What I’m Working On

If you're a regular reader of this blog you'll probably have noticed that the frequency of postings has gone down a little over the last few months, part of this is due to our second child coming along, but it's also because I've been working on some more in-depth articles that should surface over the next few months. If you're interested, here's what I'm currently working on:

  • An article where I take an in-depth look at the process of accessing analytic workspaces using regular SQL and the OLAP_TABLE feature. The driver behind this is that when you access AWs using the OLAP_API, the only use that you can put dimension member attributes to is to filter down the list of dimension members (for example, return those customers who's gender is 'Male') whereas most customers want to use these attributes to create their measure crosstabs - to analyze sales, for example, by customer gender and customer income band. The OLAP API doesn't let you do this, but if you access the AWs directly using OLAP_TABLE you get direct access to attributes in the same way as dimension members and can create a crosstab based on these - the only problem is getting tools such as Discoverer to recognize the embedded totals within the AW rather than perform their own (GROUP BY-based) aggregation.
  • A paper I've submitted for the Hotsos event on substituting Analytic Workspaces for Materialized Views. The thinking here is that the things you use MVs for - storing aggregates, and providing a way for queries to transparently use those aggregates - can be better done by AWs. The latter can aggregate data faster (potentially) and more flexibly/programmatically, and you can perform the same function as query rewrite (speeding up queries) using either (a) SQL over OLAP_TABLE or (b) SQL redirected to the AW using query equivalence. The interesting bit here is that I have no idea whether they will perform better, but it's an interesting question and it'll be fun to approach the subject with the rigour of a Hotsos Symposium presentation in mind. If this gets picked for the event I'll write it soon, otherwise it'll go on the list for later in 2006.
  • A paper I've put forward for the ODTUG Desktop 2006 conference on Oracle OLAP performance tuning, based on the DBAZine articles on this subject I've just had published.

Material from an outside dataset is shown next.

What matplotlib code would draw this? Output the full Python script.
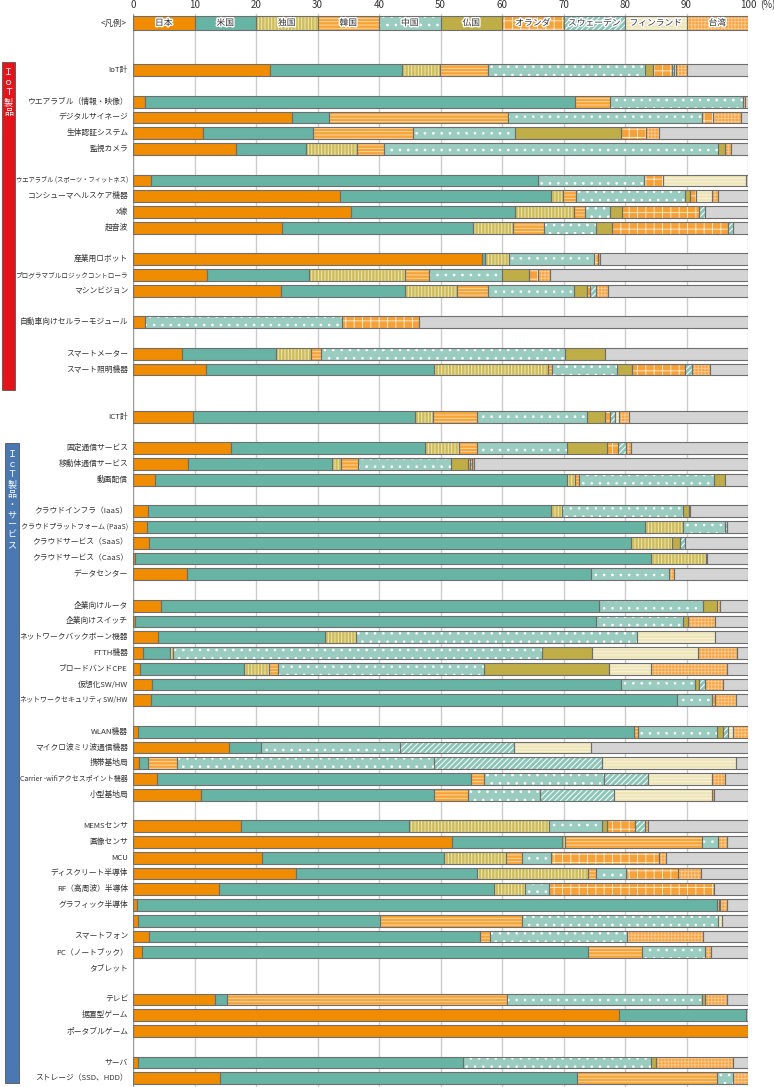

  • An article I'm about half-way through for OTN on using OWB10gR2 for data profiling and automatic data correction. This one will have to wait until the product is launched - hopefully December 2005 - before it's published, so it'll probably be out in the new year.
  • An in-depth look at XML Publisher. It's available for download now on http://edelivery.oracle.com and I've downloaded it, and the sample data and report templates, with a view to doing a presentation on the product at the next UKOUG BIRT SIG on January 31st 2006. Once I get it up and running, expect a few articles with a particular emphasis on addressing the issues - usability mostly - that currently bedevil Oracle Reports.
  • An article for Oracle Magazine on the 10gR2 LOG ERRORS feature that I've just proposed to them. I was particularly keen to do this as LOG ERRORS is going to revolutionize the way in which we perform data warehouse ETL - there'll no longer be a need to process potentially dirty data using PL/SQL cursors, you'll just need the LOG ERRORS feature together with INSERT /* APPEND */ or MERGE and data loads should just fly in.
  • A paper for the ODTUG Live! 2006 conference on designing and building an OWB10gR2 data warehouse - basically, what sort of architecture should you use when you've got the ability to do both operational (ODS) and analytic (DW) layers, where you should using MOLAP as opposed to ROLAP, how you can now do change data capture and so on. It'll be partly based on our experiences with the beta, and with bit of luck, if Paris has been out for long enough, I'll include some feedback on our initial OWB "Paris" implementations.
  • An article where we compare the characteristics of a relational and a multidimensional OLAP cube - the time they take to roll up, how robust they are (i.e. how often the metadata falls apart), how fast they are to query and so on; also - at what points do either one of the two architectures take over, with regard to size of cube, number of concurrent queries, nature of queries and so on
  • And last but not least - a book proposal that I'm working with on someone you all probably know (well at least within the Oracle data warehousing area) on Oracle data warehousing best practices - I'm doing the sections on the OLAP server and on ETL tools. More on this at a later date.